Heading into an election in just a few months, the Liberals obviously want to take credit for slashing the unpopular fee levied to pay for a portion of our province’s health care costs (a $1.9 million informational advertising blitz promoting the budget and MSP changes not to be confused with campaign advertising is set to get underway).

There’s just one problem with that they’re slicing away increases they put into place.

In fact, it was just a year ago that most middle-class folks saw a 14 per cent increase in MSP premiums in the last budget! And there was a four per cent hike in 2015, a four per cent hike in 2013 and a four per cent increase in 2012.

The MSP is one of the most regressive taxes in the province. You begin paying it if you earn more than $24,000 a year, which is barely more than a full-time minimum wage job. Millionaires barely pay more than folks scraping by, and the impact of a four per cent hike on an average worker is obviously much larger.

B.C. Premier Christy Clark has stated government chose to cut the MSP as a way of returning some of the province’s $2 million surplus to the province’s middle class.
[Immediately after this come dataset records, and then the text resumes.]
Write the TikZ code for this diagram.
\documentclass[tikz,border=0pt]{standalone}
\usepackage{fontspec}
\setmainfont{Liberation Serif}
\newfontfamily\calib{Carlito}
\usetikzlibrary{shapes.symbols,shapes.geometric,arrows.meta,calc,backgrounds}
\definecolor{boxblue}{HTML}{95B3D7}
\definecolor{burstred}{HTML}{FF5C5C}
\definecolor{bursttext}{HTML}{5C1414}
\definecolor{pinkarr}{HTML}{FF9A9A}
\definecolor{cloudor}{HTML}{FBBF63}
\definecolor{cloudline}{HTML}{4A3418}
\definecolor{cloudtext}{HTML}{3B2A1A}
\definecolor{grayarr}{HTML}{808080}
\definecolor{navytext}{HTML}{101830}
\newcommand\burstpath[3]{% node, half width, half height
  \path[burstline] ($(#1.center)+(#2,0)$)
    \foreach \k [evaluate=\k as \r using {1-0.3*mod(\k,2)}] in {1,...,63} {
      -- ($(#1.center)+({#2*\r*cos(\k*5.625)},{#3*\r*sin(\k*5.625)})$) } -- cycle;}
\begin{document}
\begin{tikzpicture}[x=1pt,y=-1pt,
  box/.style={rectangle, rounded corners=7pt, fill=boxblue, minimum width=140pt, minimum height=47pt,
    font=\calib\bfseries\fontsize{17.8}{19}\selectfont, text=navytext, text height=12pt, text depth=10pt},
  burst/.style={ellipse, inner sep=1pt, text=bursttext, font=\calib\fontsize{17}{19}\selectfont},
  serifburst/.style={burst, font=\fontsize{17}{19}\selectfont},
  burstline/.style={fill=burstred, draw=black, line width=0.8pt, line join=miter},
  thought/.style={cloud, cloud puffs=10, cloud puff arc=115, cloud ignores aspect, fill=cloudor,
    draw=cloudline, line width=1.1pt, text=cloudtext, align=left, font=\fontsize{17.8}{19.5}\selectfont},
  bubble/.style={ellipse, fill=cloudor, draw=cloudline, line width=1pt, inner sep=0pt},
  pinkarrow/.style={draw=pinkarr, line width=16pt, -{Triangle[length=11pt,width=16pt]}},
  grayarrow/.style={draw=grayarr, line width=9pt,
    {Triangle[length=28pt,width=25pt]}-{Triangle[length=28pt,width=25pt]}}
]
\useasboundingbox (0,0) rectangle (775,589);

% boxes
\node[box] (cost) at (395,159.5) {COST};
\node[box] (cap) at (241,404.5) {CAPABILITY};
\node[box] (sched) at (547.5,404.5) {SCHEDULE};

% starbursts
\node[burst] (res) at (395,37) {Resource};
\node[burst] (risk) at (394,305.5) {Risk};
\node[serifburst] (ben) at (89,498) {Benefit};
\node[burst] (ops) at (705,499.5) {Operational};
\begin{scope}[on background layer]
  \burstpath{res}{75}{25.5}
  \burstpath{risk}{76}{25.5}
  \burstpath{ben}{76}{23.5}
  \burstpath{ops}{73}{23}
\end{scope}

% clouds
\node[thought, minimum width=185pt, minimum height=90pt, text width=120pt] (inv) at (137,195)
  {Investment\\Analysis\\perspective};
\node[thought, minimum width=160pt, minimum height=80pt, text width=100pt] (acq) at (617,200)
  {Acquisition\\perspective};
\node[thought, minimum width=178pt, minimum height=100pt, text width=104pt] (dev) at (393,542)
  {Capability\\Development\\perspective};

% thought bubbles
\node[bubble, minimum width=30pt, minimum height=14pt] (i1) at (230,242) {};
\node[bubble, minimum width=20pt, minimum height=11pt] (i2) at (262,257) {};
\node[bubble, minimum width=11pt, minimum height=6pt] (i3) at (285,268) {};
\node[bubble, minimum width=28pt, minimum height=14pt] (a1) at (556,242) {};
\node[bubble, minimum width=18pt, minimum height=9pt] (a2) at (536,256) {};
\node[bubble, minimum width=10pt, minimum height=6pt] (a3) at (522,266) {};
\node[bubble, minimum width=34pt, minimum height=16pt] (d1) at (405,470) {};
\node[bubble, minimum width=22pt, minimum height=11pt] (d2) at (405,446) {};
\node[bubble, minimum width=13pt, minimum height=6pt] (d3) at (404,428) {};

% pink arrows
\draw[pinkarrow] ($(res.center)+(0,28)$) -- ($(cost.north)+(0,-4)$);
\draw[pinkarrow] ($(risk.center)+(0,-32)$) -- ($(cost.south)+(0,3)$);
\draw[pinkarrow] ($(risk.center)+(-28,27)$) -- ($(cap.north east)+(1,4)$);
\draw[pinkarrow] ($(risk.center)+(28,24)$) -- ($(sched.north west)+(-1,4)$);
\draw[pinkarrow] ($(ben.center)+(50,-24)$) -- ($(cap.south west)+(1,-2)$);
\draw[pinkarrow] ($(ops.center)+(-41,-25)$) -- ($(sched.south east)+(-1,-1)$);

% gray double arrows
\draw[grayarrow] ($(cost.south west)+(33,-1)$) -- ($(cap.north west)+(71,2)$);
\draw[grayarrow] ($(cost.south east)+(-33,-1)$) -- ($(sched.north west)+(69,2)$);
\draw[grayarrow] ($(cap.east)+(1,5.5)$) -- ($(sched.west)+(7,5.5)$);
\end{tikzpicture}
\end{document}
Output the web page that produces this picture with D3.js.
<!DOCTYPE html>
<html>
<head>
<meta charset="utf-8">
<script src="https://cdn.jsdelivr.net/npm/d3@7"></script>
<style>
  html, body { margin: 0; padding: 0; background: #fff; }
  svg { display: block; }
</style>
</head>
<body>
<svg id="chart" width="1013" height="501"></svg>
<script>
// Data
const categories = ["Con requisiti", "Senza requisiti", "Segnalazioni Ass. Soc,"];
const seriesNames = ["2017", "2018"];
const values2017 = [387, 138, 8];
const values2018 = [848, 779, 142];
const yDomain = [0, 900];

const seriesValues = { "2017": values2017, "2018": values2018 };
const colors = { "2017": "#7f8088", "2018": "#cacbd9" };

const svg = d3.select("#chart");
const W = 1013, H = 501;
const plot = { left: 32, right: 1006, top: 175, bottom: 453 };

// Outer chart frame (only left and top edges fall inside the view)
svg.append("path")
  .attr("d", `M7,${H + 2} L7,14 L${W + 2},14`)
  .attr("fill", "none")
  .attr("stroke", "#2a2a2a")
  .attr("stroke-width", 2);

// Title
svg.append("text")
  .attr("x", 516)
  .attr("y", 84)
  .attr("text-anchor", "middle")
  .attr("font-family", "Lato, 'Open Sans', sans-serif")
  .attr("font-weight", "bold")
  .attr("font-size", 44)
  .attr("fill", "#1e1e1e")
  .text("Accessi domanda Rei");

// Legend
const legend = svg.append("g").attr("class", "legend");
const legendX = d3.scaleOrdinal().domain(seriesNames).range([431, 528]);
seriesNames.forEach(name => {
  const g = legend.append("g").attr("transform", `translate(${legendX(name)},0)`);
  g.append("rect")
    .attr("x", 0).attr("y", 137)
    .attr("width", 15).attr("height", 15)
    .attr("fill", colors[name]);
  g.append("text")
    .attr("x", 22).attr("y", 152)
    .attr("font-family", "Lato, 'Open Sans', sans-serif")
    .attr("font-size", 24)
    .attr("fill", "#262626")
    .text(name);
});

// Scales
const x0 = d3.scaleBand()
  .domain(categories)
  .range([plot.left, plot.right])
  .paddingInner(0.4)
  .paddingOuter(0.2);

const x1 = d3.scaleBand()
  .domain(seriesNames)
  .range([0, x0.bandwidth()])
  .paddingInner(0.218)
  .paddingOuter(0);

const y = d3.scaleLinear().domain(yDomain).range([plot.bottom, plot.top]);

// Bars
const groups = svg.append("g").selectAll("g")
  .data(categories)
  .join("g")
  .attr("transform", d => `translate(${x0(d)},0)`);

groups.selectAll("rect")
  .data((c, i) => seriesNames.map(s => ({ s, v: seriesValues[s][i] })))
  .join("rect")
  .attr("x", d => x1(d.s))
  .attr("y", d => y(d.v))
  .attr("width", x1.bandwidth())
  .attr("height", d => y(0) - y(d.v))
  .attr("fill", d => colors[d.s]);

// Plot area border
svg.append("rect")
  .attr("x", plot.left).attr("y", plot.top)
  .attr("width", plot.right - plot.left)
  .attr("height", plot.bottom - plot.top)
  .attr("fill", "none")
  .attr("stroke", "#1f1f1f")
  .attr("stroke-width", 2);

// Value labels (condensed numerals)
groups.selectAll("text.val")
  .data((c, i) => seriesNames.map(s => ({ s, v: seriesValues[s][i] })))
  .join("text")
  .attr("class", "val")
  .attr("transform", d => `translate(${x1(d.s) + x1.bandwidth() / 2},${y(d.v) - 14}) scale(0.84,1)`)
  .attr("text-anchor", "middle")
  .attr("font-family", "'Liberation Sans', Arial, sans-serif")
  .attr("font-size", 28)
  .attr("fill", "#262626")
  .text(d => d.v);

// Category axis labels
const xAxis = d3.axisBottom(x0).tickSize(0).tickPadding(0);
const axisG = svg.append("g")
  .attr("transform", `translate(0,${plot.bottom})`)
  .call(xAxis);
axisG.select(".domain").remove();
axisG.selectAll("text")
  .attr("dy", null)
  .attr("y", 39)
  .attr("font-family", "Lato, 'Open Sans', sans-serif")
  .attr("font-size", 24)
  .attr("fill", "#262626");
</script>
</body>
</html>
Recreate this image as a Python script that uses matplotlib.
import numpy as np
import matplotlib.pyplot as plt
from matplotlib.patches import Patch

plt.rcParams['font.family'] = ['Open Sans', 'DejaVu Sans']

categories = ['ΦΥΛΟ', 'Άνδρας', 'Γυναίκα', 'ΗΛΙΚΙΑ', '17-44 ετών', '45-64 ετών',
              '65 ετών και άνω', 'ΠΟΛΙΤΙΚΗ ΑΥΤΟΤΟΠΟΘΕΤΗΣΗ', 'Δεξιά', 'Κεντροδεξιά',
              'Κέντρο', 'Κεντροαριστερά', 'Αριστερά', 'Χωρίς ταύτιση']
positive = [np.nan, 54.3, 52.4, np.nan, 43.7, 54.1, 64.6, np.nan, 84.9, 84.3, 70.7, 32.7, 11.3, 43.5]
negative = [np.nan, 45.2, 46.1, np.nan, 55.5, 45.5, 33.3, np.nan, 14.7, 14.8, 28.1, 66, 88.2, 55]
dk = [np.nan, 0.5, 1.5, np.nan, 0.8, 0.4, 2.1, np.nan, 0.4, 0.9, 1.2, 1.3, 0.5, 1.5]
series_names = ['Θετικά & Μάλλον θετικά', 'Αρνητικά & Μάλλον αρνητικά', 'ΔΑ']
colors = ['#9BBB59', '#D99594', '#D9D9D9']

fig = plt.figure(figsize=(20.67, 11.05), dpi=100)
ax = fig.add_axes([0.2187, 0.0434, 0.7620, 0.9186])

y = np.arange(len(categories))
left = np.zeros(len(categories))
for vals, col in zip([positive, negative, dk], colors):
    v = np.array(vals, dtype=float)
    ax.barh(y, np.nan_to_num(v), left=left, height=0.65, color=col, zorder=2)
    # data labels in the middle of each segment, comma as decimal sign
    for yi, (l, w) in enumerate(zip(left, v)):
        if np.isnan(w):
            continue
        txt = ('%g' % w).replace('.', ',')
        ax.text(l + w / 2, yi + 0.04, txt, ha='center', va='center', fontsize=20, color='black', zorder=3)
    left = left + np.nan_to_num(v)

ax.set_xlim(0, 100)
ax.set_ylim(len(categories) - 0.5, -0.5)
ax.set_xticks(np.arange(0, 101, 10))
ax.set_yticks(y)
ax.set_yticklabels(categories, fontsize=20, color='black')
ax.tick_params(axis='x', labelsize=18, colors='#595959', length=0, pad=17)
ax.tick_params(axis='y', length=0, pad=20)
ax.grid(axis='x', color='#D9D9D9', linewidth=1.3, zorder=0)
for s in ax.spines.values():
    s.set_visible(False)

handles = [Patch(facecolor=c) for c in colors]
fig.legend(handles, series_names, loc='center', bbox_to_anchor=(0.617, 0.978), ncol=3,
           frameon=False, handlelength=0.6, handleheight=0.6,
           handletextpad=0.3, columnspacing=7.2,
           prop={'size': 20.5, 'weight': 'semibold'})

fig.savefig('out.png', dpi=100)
Unfortunately, the initial cut to won’t occur until Jan. 1, 2018.

Clark and Liberals say they eventually want to eliminate the MSP, and make up for the lost revenue by growing the economy.

Until such time, British Columbians are stuck with this regressive tax.

Of course, if the B.C. government really wanted to help, they’d simply fold MSP into income tax a more progressive option than a fee on minimum wage workers.